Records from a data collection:
>>
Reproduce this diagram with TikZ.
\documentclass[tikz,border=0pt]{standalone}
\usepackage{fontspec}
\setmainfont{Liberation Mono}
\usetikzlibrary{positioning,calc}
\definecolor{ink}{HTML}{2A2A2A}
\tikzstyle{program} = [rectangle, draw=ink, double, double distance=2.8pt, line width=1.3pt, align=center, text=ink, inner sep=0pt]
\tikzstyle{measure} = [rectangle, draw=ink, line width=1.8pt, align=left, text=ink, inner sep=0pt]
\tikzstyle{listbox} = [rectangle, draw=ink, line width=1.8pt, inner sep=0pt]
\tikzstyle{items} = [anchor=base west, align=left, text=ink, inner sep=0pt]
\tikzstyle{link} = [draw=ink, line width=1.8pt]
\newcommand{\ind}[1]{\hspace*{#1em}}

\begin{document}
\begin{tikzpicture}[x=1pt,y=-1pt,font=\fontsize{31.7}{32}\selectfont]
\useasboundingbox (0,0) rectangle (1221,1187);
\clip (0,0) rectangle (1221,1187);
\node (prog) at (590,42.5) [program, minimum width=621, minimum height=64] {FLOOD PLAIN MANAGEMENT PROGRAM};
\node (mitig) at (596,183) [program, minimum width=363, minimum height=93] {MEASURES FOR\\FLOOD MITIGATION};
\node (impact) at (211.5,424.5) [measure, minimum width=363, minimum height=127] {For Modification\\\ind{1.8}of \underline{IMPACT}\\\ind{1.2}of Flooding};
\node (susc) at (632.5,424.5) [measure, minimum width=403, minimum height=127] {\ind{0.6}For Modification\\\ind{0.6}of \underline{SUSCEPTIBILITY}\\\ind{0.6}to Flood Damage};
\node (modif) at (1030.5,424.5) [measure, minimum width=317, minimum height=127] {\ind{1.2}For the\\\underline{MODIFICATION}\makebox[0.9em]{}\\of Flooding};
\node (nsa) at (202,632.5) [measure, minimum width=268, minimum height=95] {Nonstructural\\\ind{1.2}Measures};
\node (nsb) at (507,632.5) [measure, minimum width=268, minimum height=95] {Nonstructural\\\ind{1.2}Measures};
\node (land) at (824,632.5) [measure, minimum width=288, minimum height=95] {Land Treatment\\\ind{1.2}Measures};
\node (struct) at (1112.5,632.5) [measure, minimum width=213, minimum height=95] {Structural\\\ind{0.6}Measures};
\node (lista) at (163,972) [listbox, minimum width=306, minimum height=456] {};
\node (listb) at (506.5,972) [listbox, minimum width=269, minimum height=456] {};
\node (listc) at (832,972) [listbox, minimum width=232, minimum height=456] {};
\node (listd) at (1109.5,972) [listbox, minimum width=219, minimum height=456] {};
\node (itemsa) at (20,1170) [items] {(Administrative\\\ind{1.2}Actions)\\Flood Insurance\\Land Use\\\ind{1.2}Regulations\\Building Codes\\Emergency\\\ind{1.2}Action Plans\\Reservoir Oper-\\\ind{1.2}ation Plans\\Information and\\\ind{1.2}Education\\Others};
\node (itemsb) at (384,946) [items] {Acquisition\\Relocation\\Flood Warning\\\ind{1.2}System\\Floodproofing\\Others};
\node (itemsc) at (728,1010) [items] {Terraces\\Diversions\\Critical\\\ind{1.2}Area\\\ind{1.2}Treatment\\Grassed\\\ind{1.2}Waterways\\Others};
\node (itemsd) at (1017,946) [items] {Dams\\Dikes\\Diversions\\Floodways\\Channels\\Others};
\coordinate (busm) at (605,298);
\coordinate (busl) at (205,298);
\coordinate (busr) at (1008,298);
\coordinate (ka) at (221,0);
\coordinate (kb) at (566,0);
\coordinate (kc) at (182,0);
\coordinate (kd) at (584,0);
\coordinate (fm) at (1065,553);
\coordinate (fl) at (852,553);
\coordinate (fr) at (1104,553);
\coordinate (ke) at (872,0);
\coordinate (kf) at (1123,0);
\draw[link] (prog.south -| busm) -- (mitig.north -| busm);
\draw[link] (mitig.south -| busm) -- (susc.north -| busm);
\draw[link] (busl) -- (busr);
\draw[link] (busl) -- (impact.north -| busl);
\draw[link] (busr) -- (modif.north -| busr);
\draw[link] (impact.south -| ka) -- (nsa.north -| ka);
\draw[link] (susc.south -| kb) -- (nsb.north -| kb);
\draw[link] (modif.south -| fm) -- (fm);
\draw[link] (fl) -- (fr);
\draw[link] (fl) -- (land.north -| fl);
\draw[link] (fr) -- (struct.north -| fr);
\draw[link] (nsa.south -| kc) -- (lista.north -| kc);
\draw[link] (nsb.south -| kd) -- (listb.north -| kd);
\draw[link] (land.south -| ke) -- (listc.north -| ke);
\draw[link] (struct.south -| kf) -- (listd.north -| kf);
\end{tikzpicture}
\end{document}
<<
>>
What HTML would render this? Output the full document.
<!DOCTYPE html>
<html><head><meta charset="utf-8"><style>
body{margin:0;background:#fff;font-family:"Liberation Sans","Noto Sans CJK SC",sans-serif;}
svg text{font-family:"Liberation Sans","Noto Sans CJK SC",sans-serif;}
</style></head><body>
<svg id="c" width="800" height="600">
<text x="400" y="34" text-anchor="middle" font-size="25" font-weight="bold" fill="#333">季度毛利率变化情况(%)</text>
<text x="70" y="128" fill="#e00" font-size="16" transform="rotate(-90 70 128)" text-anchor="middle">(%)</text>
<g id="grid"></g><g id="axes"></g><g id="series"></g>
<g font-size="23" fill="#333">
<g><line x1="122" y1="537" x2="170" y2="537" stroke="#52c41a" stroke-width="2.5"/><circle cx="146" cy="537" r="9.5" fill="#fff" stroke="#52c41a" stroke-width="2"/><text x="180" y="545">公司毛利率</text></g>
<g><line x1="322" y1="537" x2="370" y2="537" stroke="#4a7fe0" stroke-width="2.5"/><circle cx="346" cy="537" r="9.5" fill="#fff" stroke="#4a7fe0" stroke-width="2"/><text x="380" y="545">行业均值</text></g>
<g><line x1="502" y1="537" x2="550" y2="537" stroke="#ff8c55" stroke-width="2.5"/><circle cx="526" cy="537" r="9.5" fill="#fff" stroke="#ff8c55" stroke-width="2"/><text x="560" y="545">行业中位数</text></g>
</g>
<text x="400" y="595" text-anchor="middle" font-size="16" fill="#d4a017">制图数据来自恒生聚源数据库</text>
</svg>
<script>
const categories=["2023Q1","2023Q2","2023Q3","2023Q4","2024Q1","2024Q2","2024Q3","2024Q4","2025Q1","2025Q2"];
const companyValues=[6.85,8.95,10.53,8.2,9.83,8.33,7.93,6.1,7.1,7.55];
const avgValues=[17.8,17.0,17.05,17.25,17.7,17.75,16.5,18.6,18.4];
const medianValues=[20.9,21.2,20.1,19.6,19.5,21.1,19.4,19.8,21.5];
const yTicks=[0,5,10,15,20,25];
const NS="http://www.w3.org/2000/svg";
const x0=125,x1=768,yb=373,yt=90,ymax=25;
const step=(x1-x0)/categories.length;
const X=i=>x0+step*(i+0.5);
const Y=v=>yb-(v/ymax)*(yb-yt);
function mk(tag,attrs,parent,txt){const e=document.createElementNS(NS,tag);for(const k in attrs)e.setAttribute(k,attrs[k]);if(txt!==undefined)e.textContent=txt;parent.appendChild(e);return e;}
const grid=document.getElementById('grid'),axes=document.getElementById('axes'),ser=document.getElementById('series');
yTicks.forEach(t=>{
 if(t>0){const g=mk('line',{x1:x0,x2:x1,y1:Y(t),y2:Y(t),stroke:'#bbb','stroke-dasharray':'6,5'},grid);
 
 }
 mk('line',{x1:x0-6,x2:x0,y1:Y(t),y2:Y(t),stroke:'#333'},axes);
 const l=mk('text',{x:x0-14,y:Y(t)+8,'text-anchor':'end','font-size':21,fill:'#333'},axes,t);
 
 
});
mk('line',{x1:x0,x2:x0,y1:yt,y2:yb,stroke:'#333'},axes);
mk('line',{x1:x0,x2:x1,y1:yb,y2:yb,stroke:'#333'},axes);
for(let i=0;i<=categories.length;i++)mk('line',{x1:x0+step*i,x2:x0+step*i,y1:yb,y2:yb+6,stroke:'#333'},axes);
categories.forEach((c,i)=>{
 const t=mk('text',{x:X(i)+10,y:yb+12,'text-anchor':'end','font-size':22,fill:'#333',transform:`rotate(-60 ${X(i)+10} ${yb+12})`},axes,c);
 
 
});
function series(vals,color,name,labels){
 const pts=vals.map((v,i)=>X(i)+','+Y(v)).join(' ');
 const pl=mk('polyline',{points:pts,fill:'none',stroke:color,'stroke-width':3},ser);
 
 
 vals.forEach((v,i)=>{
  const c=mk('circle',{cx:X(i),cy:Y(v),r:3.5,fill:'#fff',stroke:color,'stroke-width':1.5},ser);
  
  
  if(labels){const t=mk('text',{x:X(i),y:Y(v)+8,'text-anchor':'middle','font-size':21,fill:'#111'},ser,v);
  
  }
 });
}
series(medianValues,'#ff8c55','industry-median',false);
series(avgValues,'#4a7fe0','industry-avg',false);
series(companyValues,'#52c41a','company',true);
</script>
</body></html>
<<
> AIM
Copy each line in the data that holds the word "this".

> ANSWER TO THE PROBLEM
Reproduce this diagram with TikZ.
What HTML would render this? Output the full document.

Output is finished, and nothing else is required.